Ein gut besuchtes Panel war dem investigativen Journalismus gewidmet. Offensichtlich keine Domäne des Radios, denn neben Adrian Feuerbacher vom NDR hatten die Veranstalter einen Printkollegen, den stellvertretenden Chefredakteur des Guardian, Paul Johnson, auf die Bühne gebeten. Er schilderte nachmals in allen Einzelheiten die Details rund um die spektakuläre Veröffentlichung der Snowden-Unterlagen. Der Whistleblower, der derzeit im Asyl in Russland lebt, sei nur einer von rund 800.000 Geheimnisträgern der USA, die ebenfalls Zugang zu den hochbrisanten Geheimdokumenten gehabt hätten. Edward Snowdens Enthüllungen gaben erstmals Einblicke in das Ausmaß der weltweiten Überwachungs- und Spionagepraktiken von Geheimdiensten. In einem Einspieler mit dramatischer Hintergrundmusik wurde nochmals die vom britischen Geheimdienst erzwungene Zerstörung der Festplatten mit den Snowden-Dokumenten gezeigt. Die Britische Regierung warf den Zeitungsverantwortlichen Gefährdung von Menschenleben und der nationalen Sicherheit vor. Johnson verriet den Radiodelegierten, dass die Zeitung in diesem Zusammenhang kurz vor der erzwungenen Schließung stand und dass er um die Pressefreiheit in Großbritannien sehr besorgt sei. Die Veröffentlichung der geheimen Dokumente von Edward Snowden war laut Johnson die größte Herausforderung und schwierigste Geschichte, der sich die Zeitung je stellen musste.

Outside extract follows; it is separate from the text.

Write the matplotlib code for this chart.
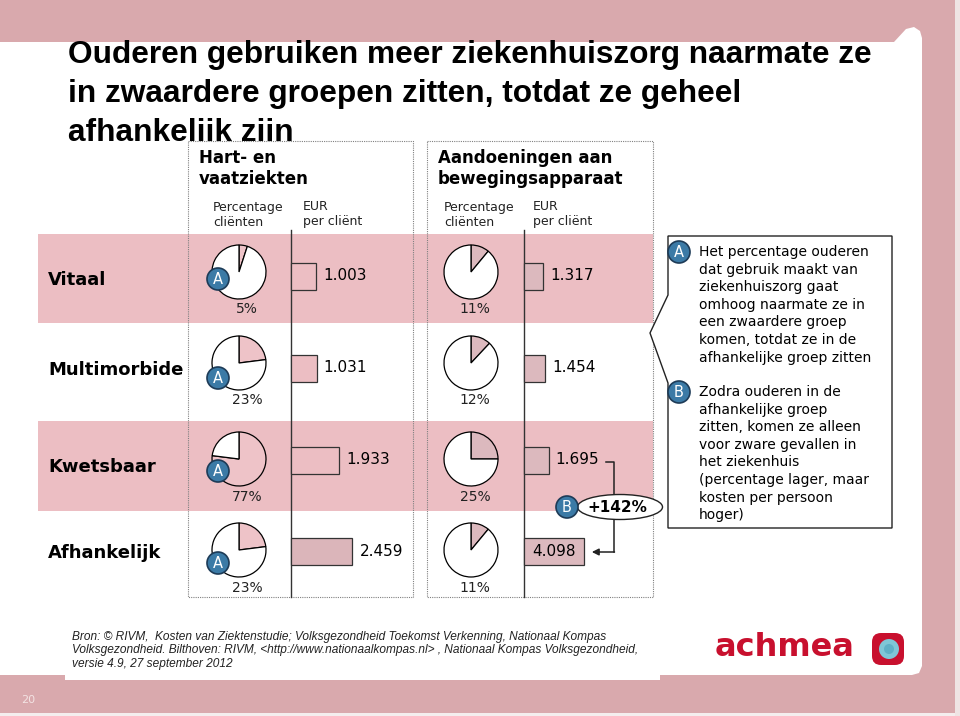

Adrian Feuerbacher, Leiter Politik und Aktuelles beim NDR, stellte das Projekt „Geheimer Krieg“ vor, das gemeinsam mit der Süddeutschen Zeitung realisiert wurde. Eine solche Zusammenarbeit zwischen Print und öffentlich-rechtlichem Radio kannte man in den anderen Ländern nicht.

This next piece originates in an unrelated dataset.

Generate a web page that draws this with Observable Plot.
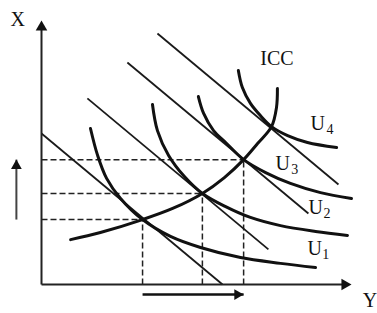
<!DOCTYPE html>
<html>
<head>
<meta charset="utf-8">
<script src="https://cdn.jsdelivr.net/npm/d3@7"></script>
<script src="https://cdn.jsdelivr.net/npm/@observablehq/plot@0.6"></script>
<style>
  html, body { margin: 0; padding: 0; background: #fff; }
  #chart svg { display: block; }
</style>
</head>
<body>
<div id="chart"></div>
<script>
// Budget lines (start and end points), units: good Y on x, good X on y, 0..100
const budgetName = ["B1", "B2", "B3", "B4"];
const budgetX0 = [0, 14.8, 27.7, 37.4];
const budgetY0 = [57.2, 70.5, 84.1, 95.1];
const budgetX1 = [58.4, 73.2, 86.1, 95.8];
const budgetY1 = [0, 13.3, 26.9, 37.9];

// Optimal (tangency) points
const optX = [32.6, 51.9, 65.2];
const optY = [24.6, 34.5, 47.3];

// Indifference curves
const u1 = [[15.8,59.1],[18.1,48.9],[21.0,40.2],[25.5,32.6],[32.6,24.6],[41.6,18.2],[51.3,14.0],[64.2,10.2],[77.1,8.0],[88.4,6.4]];
const u2 = [[35.8,68.2],[37.4,58.3],[41.0,48.9],[46.1,40.9],[51.9,34.5],[59.4,29.5],[67.4,25.4],[77.1,22.3],[88.4,20.1],[98.7,18.6]];
const u3 = [[50.6,71.2],[52.3,64.8],[55.5,58.3],[59.4,53.8],[65.2,47.3],[72.3,42.4],[80.3,38.3],[90.0,34.8],[100,32.6]];
const u4 = [[63.5,81.1],[64.8,74.6],[67.4,68.6],[70.6,64.0],[74.2,59.8],[79.4,56.4],[85.8,53.8],[95.2,51.9]];

// Income-consumption curve
const icc = [[9.4,17.0],[19.0,19.7],[32.6,24.6],[42.3,28.8],[51.9,34.5],[59.0,40.5],[65.2,47.3],[69.7,53.4],[74.2,59.8],[75.8,67.0],[76.1,74.2]];

// Labels
const curveNames = ["U", "U", "U", "U"];
const curveSubs = ["1", "2", "3", "4"];
const curveLabelX = [85.8, 86.1, 75.5, 86.8];
const curveLabelY = [16.7, 32.2, 48.9, 64.0];
const subLabelX = [90.6, 91.0, 80.6, 91.9];
const subLabelY = [13.3, 28.8, 45.5, 60.6];
const axisLabels = ["X", "Y"];
const axisLabelX = [-10.0, 103.6];
const axisLabelY = [103.4, -3.0];
const iccLabel = "ICC";
const iccLabelX = 70.6;
const iccLabelY = 88.6;

// Change indicators
const arrowLeftX = -8.1;
const arrowBottomY = -3.8;

// ---- build tables ----
const budgets = budgetName.map((n, i) => ({n, x1: budgetX0[i], y1: budgetY0[i], x2: budgetX1[i], y2: budgetY1[i]}));
const opt = optX.map((x, i) => ({x, y: optY[i]}));
const ucurves = [["U1", u1], ["U2", u2], ["U3", u3], ["U4", u4]]
  .flatMap(([name, pts]) => pts.map(([x, y]) => ({name, x, y})));
const iccRows = icc.map(([x, y]) => ({x, y}));
const uLabels = curveNames.map((t, i) => ({t, x: curveLabelX[i], y: curveLabelY[i]}));
const uSubs = curveSubs.map((t, i) => ({t, x: subLabelX[i], y: subLabelY[i]}));
const aLabels = axisLabels.map((t, i) => ({t, x: axisLabelX[i], y: axisLabelY[i]}));

const ink = "#111";
const serif = "'Liberation Serif', 'Times New Roman', serif";

const chart = Plot.plot({
  width: 377,
  height: 313,
  marginLeft: 41,
  marginRight: 26,
  marginTop: 20,
  marginBottom: 29,
  x: {domain: [0, 100], axis: null},
  y: {domain: [0, 100], axis: null},
  style: {background: "#fff", overflow: "visible"},
  marks: [
    // dashed guides
    Plot.link(opt, {x1: 0, y1: "y", x2: "x", y2: "y", stroke: "#222", strokeWidth: 1.5, strokeDasharray: "6,3"}),
    Plot.link(opt, {x1: "x", y1: 0, x2: "x", y2: "y", stroke: "#222", strokeWidth: 1.5, strokeDasharray: "6,3"}),
    // budget lines
    Plot.link(budgets, {x1: "x1", y1: "y1", x2: "x2", y2: "y2", stroke: "#1a1a1a", strokeWidth: 1.8}),
    // indifference curves
    Plot.line(ucurves, {x: "x", y: "y", z: "name", curve: "catmull-rom", stroke: ink, strokeWidth: 3}),
    // ICC
    Plot.line(iccRows, {x: "x", y: "y", curve: "catmull-rom", stroke: ink, strokeWidth: 3}),
    // axes
    Plot.link([0], {x1: 0, y1: 0, x2: 0, y2: 97, stroke: "#222", strokeWidth: 2}),
    Plot.link([0], {x1: 0, y1: 0, x2: 97.5, y2: 0, stroke: "#222", strokeWidth: 2}),
    Plot.dot([0], {x: 0, y: 100, symbol: "triangle", r: 4.3, fill: ink, stroke: "none", dy: 6.7}),
    Plot.dot([0], {x: 100, y: 0, symbol: "triangle", r: 4.3, fill: ink, stroke: "none", rotate: 90, dx: -6.7}),
    // change indicator arrows
    Plot.link([0], {x1: arrowLeftX, y1: optY[0], x2: arrowLeftX, y2: optY[2], stroke: "#444", strokeWidth: 2}),
    Plot.dot([0], {x: arrowLeftX, y: optY[2], symbol: "triangle", r: 4.0, fill: ink, stroke: "none", dy: 6.2}),
    Plot.link([0], {x1: optX[0], y1: arrowBottomY, x2: optX[2], y2: arrowBottomY, stroke: ink, strokeWidth: 2.6}),
    Plot.dot([0], {x: optX[2], y: arrowBottomY, symbol: "triangle", r: 4.0, fill: ink, stroke: "none", rotate: 90, dx: -6.2}),
    // labels
    Plot.text(aLabels, {x: "x", y: "y", text: "t", textAnchor: "start", lineAnchor: "top", fontSize: 20, fontFamily: serif, fill: ink}),
    Plot.text([iccLabel], {x: iccLabelX, y: iccLabelY, text: d => d, textAnchor: "start", lineAnchor: "top", fontSize: 20, fontFamily: serif, fill: ink}),
    Plot.text(uLabels, {x: "x", y: "y", text: "t", textAnchor: "start", lineAnchor: "top", fontSize: 20, fontFamily: serif, fill: ink}),
    Plot.text(uSubs, {x: "x", y: "y", text: "t", textAnchor: "start", lineAnchor: "top", fontSize: 14, fontFamily: serif, fill: ink})
  ]
});
document.getElementById("chart").appendChild(chart);
</script>
</body>
</html>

Große Aufmerksamkeit, gepaart mit Besorgnis vor einer neuen Bedrohung des Radios, löste ein Panel aus, das sich mit dem vernetzten Auto der Zukunft beschäftigte: „Radio in Car. Under attack?“ Der amerikanische Radioberater Fred Jakobs rüttelte an den Ängsten der Radiogemeinde, dass das „Connected Car“, eine große Gefahr für die bisherige Vorherrschaft des Radios bedeute. Das Auto wird zum Smartphone. Wenn man bedenkt, dass beispielsweise in Großbritannien zwanzig Prozent des Radiohörens im Auto stattfindet, kann man die Ängste der Radiomacher verstehen: Es droht der Verlust der letzten beherrschenden Domain des Radios. Die Ratschläge Jacobs: Enge Zusammenarbeit mit der Autoindustrie und rechtzeitige Entwicklung einer Gegenstrategie.

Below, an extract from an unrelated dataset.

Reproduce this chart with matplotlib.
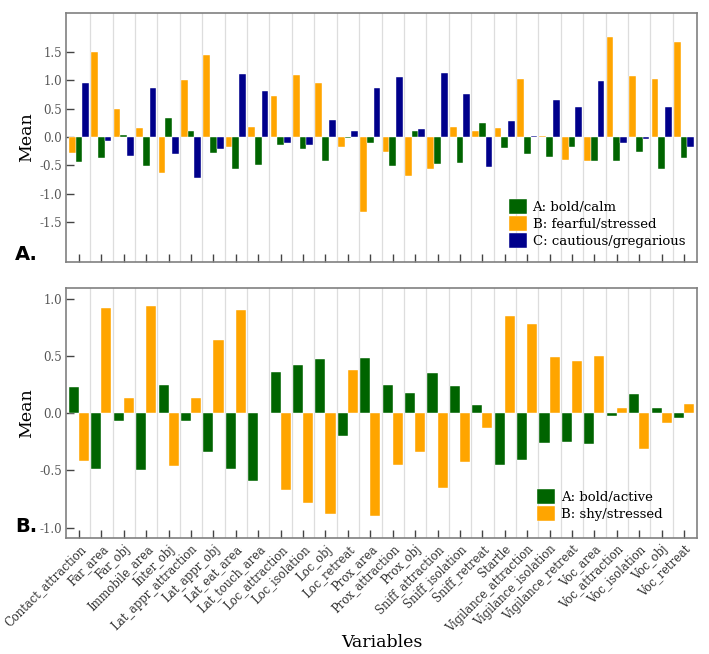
import matplotlib
matplotlib.use("Agg")
import matplotlib.pyplot as plt
import numpy as np

variables = ['Contact_attraction', 'Far_area', 'Far_obj', 'Immobile_area', 'Inter_obj',
             'Lat_appr_attraction', 'Lat_appr_obj', 'Lat_eat_area', 'Lat_touch_area',
             'Loc_attraction', 'Loc_isolation', 'Loc_obj', 'Loc_retreat', 'Prox_area',
             'Prox_attraction', 'Prox_obj', 'Sniff_attraction', 'Sniff_isolation',
             'Sniff_retreat', 'Startle', 'Vigilance_attraction', 'Vigilance_isolation',
             'Vigilance_retreat', 'Voc_area', 'Voc_attraction', 'Voc_isolation',
             'Voc_obj', 'Voc_retreat']

# Panel A: three components
a_bold_calm = [-0.45, -0.37, 0.035, -0.52, 0.34, 0.11, -0.28, -0.57, -0.50, -0.15,
               -0.22, -0.43, -0.02, -0.11, -0.51, 0.10, -0.47, -0.46, 0.25, -0.20,
               -0.30, -0.36, -0.18, -0.43, -0.43, -0.27, -0.57, -0.37]
a_fearful = [-0.28, 1.50, 0.49, 0.165, -0.64, 1.01, 1.45, -0.17, 0.18, 0.73,
             1.09, 0.95, -0.17, -1.33, -0.26, -0.69, -0.57, 0.17, 0.10, 0.16,
             1.03, 0.01, -0.40, -0.43, 1.77, 1.07, 1.02, 1.68]
a_cautious = [0.95, -0.08, -0.33, 0.86, -0.31, -0.73, -0.22, 1.12, 0.82, -0.11,
              -0.15, 0.30, 0.11, 0.86, 1.06, 0.14, 1.13, 0.75, -0.53, 0.28,
              0.02, 0.65, 0.53, 0.99, -0.10, -0.04, 0.53, -0.18]

# Panel B: two components
b_bold_active = [0.23, -0.49, -0.07, -0.50, 0.25, -0.07, -0.34, -0.49, -0.59, 0.36,
                 0.42, 0.475, -0.20, 0.48, 0.245, 0.18, 0.355, 0.236, 0.07, -0.455,
                 -0.41, -0.26, -0.25, -0.27, -0.023, 0.17, 0.05, -0.04]
b_shy = [-0.42, 0.92, 0.13, 0.94, -0.46, 0.13, 0.64, 0.90, 0.0, -0.67,
         -0.78, -0.88, 0.376, -0.895, -0.45, -0.34, -0.65, -0.43, -0.125, 0.85,
         0.78, 0.49, 0.46, 0.50, 0.047, -0.31, -0.087, 0.08]

GREEN = '#006400'
ORANGE = '#FFA500'
BLUE = '#00008B'

plt.rcParams['font.family'] = ['DejaVu Serif']

x = np.arange(len(variables))

fig = plt.figure(figsize=(7.09, 6.54), dpi=100)
ax1 = fig.add_axes([0.0931, 0.5994, 0.890, 0.3807])
ax2 = fig.add_axes([0.0931, 0.1778, 0.890, 0.3818])


def style_axes(ax):
    ax.set_xlim(-0.58, len(variables) - 1 + 0.58)
    for s in ax.spines.values():
        s.set_color('#808080')
        s.set_linewidth(1.2)
    # light vertical separators between variables
    for b in np.arange(0.5, len(variables) - 1, 1.0):
        ax.axvline(b, color='#dddddd', linewidth=0.9, zorder=0)
    ax.set_xticks(x)
    ax.tick_params(axis='x', direction='in', length=6, width=1, color='#444444')
    ax.tick_params(axis='y', direction='in', length=6, width=1, color='#444444',
                   labelsize=8.5, labelcolor='#555555', pad=3)
    ax.set_ylabel('Mean', fontsize=12.5, labelpad=3)


legend_kw = dict(loc='lower right', frameon=False, fontsize=9.5,
                 handlelength=1.36, handleheight=1.36, handletextpad=0.45,
                 labelspacing=0.15, borderpad=0, borderaxespad=0)

# Panel A
w = 0.3
ax1.bar(x - w, a_fearful, w, color=ORANGE, edgecolor='white', linewidth=0.3,
        label='B: fearful/stressed', zorder=2)
ax1.bar(x, a_bold_calm, w, color=GREEN, edgecolor='white', linewidth=0.3,
        label='A: bold/calm', zorder=2)
ax1.bar(x + w, a_cautious, w, color=BLUE, edgecolor='white', linewidth=0.3,
        label='C: cautious/gregarious', zorder=2)
style_axes(ax1)
ax1.set_ylim(-2.21, 2.19)
ax1.set_yticks([-1.5, -1.0, -0.5, 0.0, 0.5, 1.0, 1.5])
ax1.set_yticklabels(['-1.5', '-1.0', '-0.5', '0.0', '0.5', '1.0', '1.5'])
ax1.set_xticklabels([])
h, l = ax1.get_legend_handles_labels()
ax1.legend([h[1], h[0], h[2]], [l[1], l[0], l[2]],
           bbox_to_anchor=(0.981, 0.058), **legend_kw)

# Panel B
w2 = 0.45
ax2.bar(x - w2 / 2, b_bold_active, w2, color=GREEN, edgecolor='white', linewidth=0.3,
        label='A: bold/active', zorder=2)
ax2.bar(x + w2 / 2, b_shy, w2, color=ORANGE, edgecolor='white', linewidth=0.3,
        label='B: shy/stressed', zorder=2)
style_axes(ax2)
ax2.set_ylim(-1.088, 1.096)
ax2.set_yticks([-1.0, -0.5, 0.0, 0.5, 1.0])
ax2.set_yticklabels(['-1.0', '-0.5', '0.0', '0.5', '1.0'])
ax2.set_xticklabels(variables, rotation=45, ha='right', rotation_mode='anchor',
                    fontsize=8.3, color='#333333')
ax2.legend(bbox_to_anchor=(0.945, 0.068), **legend_kw)

fig.text(0.5381, 0.005, 'Variables', ha='center', va='bottom', fontsize=12.5)

fig.text(0.021, 1 - 260 / 654, 'A.', fontsize=14, fontweight='bold',
         family='DejaVu Sans', ha='left', va='baseline')
fig.text(0.021, 1 - 532 / 654, 'B.', fontsize=14, fontweight='bold',
         family='DejaVu Sans', ha='left', va='baseline')

fig.savefig('out.png', dpi=100)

Viel beachtet war auch der Auftritt von Radiolegende Tony Blackburn, einst Moderator beim Piratensender Radio Caroline und erster Moderator des legendären Vorgängers aller Popwellen, BBC Radio One. Der 71 Jährige kann vom Radio nicht lassen und moderiert noch heute sechs Sendungen die Woche, vorwiegend bei der BBC. Blackburn appellierte an die anwesenden Programmchefs, Moderatoren wieder mehr Freiheiten zu lassen. Drei oder zehn Titel am Stück könnten auch moderne Streamingdienste wie Pandora oder Spotify spielen. Das einzige, was Radio in Zukunft von solchen technisch ausgeklügelten Musikkanälen unterscheide, sei die persönliche Ansprache der Hörer.
Zum Gelingen der Konferenz trugen auch die irischen Radiosender bei. Zwei Gläserne Studios waren im Kongresszentrum aufgebaut, aus denen die Sender abwechselnd über die Konferenz berichteten. Vor dem CCD stand eine Heerschar von Sendertrucks, Übertragungswagen und Promotionautos.